La Figura seminuda si muove ed è costretta in un’imponente impalcatura di tubi e ripiani di metallo che ne vincolano e al contempo ne amplificano l’azione.

Come non pensare, due esempi fra molti, a Le cocu magnifique di Mejerchol’d del 1922 e all’icosaedro di Rudolf Laban a Monte Verità, un decennio prima, come dispositivi atti a riconoscere lo spazio quale entità «drammaturgicamente attiva», vero e proprio compagno di lavoro e di creazione per chi è in scena, e non neutro contenitore?

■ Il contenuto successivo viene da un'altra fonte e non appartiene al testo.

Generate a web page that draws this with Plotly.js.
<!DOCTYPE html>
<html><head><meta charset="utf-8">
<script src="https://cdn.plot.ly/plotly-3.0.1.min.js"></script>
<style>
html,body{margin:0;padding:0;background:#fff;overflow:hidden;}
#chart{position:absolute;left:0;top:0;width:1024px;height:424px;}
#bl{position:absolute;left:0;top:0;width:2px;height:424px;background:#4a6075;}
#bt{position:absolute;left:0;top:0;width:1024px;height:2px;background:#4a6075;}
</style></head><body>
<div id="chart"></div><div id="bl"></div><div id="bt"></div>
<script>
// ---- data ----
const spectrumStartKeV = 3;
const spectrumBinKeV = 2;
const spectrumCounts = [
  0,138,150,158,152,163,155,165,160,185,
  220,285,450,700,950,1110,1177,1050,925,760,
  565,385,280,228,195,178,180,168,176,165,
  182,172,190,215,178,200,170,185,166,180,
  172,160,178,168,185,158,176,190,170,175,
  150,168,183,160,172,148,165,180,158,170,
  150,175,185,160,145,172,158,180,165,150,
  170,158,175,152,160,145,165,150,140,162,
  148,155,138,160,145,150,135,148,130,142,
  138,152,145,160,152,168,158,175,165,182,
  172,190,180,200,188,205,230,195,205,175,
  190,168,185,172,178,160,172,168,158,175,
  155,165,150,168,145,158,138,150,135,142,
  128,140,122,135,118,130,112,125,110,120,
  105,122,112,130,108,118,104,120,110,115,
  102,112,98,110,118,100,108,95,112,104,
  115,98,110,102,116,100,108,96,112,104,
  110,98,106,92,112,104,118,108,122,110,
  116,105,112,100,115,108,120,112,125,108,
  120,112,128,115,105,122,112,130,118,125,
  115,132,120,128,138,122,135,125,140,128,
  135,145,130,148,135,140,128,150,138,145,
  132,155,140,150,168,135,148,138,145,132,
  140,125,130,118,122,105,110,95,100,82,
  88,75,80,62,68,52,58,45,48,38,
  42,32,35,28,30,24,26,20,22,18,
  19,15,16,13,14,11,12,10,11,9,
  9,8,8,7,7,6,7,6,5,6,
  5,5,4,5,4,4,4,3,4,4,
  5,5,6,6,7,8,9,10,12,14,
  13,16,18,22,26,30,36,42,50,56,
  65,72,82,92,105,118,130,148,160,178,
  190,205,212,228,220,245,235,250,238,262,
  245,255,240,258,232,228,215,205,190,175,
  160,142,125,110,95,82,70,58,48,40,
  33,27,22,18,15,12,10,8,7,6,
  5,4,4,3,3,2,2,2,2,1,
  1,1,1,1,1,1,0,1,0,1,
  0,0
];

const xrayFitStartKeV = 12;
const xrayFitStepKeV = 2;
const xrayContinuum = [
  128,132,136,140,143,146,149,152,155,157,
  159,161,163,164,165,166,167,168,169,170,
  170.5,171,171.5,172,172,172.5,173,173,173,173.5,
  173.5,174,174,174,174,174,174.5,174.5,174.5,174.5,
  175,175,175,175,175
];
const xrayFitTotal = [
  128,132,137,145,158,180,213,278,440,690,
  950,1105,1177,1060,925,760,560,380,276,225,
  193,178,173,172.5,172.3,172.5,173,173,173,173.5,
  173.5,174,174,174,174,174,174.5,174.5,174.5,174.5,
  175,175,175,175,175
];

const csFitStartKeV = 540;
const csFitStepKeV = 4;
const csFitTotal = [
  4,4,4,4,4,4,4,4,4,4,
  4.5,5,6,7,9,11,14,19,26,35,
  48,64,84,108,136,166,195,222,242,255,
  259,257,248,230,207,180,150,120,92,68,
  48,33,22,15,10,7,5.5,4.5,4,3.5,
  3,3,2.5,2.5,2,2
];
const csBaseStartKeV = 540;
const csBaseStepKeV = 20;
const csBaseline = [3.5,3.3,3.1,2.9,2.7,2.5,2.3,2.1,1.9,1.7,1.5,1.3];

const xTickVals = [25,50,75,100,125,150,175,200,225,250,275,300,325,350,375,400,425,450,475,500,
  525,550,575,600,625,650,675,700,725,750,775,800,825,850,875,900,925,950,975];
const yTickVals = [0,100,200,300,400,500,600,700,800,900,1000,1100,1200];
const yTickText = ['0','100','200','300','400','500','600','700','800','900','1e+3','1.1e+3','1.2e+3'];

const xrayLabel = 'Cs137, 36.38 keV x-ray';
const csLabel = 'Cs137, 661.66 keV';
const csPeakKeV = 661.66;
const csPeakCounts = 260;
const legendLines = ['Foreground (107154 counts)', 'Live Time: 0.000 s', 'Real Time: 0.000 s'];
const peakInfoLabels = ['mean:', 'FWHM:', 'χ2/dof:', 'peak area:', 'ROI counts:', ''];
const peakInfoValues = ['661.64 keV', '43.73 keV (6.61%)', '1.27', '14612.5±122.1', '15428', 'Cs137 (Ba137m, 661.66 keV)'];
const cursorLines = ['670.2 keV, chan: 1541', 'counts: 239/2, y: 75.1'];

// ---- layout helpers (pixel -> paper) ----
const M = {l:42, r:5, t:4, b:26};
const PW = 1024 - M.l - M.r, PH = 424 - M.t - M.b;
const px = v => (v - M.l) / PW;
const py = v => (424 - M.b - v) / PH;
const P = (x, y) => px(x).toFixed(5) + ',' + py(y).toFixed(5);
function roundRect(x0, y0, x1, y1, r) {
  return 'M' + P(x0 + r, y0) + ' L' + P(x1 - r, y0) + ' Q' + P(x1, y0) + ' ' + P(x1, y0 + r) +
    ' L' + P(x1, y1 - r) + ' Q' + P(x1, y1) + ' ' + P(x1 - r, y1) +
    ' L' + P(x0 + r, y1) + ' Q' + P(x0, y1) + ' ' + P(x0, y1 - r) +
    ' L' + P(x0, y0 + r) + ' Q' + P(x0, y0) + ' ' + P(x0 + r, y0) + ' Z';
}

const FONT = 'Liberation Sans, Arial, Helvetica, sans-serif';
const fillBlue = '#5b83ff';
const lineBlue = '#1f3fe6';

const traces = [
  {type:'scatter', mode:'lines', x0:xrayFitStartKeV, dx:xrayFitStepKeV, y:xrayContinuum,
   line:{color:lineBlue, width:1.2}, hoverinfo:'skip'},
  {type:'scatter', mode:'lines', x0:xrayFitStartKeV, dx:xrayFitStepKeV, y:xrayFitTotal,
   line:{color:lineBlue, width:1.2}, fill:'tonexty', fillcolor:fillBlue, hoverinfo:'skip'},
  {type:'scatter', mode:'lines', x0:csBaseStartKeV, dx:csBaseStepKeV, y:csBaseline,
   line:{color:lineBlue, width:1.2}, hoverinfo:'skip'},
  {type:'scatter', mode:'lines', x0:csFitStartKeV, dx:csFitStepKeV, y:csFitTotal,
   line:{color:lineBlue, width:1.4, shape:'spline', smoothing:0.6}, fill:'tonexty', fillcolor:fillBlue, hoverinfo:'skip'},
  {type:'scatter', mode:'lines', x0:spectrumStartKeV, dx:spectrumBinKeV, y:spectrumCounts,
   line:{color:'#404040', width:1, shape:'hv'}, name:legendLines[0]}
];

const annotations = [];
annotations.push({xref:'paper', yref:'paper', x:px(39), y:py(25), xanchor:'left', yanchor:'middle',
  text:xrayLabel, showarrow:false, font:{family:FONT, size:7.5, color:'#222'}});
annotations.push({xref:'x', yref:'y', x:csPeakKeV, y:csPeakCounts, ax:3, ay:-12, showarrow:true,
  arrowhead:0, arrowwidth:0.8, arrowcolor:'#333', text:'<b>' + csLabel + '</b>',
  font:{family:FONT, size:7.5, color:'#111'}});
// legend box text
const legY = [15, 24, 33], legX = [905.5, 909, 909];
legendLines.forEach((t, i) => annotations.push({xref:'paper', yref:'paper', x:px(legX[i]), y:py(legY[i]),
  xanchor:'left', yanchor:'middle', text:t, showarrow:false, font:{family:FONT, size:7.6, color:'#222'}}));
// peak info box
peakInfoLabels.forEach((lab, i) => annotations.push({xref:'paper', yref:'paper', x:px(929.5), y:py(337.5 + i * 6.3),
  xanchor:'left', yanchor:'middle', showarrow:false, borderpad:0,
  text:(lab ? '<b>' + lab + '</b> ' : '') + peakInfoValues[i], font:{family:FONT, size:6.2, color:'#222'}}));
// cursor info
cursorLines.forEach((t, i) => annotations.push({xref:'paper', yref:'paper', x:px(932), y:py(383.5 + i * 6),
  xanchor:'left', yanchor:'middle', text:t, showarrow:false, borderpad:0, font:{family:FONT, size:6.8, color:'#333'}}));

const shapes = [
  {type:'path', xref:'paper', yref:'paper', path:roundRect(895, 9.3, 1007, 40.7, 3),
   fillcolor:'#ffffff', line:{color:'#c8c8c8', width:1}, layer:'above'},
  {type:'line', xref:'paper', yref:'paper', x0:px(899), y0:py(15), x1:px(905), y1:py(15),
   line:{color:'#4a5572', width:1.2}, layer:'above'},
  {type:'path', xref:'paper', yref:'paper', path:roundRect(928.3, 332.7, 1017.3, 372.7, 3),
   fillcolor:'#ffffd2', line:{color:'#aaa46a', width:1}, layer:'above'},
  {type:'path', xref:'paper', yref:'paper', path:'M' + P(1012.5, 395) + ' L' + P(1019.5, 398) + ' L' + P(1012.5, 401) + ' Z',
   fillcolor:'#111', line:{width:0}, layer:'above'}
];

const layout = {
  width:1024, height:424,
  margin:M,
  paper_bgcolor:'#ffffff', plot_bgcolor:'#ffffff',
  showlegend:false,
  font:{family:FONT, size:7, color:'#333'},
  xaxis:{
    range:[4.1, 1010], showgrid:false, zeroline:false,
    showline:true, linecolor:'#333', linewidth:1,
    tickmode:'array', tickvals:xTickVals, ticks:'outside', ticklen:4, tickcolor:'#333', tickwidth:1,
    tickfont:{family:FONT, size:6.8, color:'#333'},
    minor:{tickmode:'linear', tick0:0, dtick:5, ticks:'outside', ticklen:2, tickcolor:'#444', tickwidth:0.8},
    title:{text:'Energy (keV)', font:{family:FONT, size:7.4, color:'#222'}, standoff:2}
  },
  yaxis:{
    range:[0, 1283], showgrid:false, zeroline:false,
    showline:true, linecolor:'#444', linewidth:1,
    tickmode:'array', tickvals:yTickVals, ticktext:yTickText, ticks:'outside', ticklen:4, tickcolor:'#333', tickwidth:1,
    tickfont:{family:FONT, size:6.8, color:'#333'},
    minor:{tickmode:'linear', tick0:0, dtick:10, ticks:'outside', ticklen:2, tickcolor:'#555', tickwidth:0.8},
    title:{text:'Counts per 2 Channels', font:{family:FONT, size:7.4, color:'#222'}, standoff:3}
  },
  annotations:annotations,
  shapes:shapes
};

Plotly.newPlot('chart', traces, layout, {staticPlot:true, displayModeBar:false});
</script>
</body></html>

In quei casi storicizzati, ma analogamente nella fortunata produzione del Teatro Kismet, le possibilità e i limiti che le strutture danno e al contempo impongono alle anatomie moltiplicano i piani di possibile significazione.

Nel caso di Barabba, i livelli più espliciti son certo due: quello orizzontale di reclusione, o comunque limitazione della libera mobilità, quello verticale di ascensione (anche) biblicamente intesa.

Ciò non faccia pensare -e questo credo sia il grande merito di questa regia di Ludovico, in stretto dialogo con lo spazio scenico e le luci di Vincent Longuemare– a un mero raddoppio didascalico del fiume di testo a cui, con mille precise sfumature e una ridda di toni e colori offerti con sapiente, apparente noncuranza, Schiano di Cola dà corpo e voce.

 

 

Vi è, in questo pensiero-in-azione, un’attitudine coreografica, dunque letteralmente di «scrittura di corpi nello spazio», che sembra mettere sullo stesso piano, azzardo, i molti elementi che danno luogo al dispositivo: il testo, l’attore, la scenografia, le luci, i suoni: Barabba è un esempio rigoroso e visionario di quel teatro «col testo» (e non «del testo») in cui le parole sono «trampolino», per dirla con Grotowski, per nuove avventure di senso e dei sensi.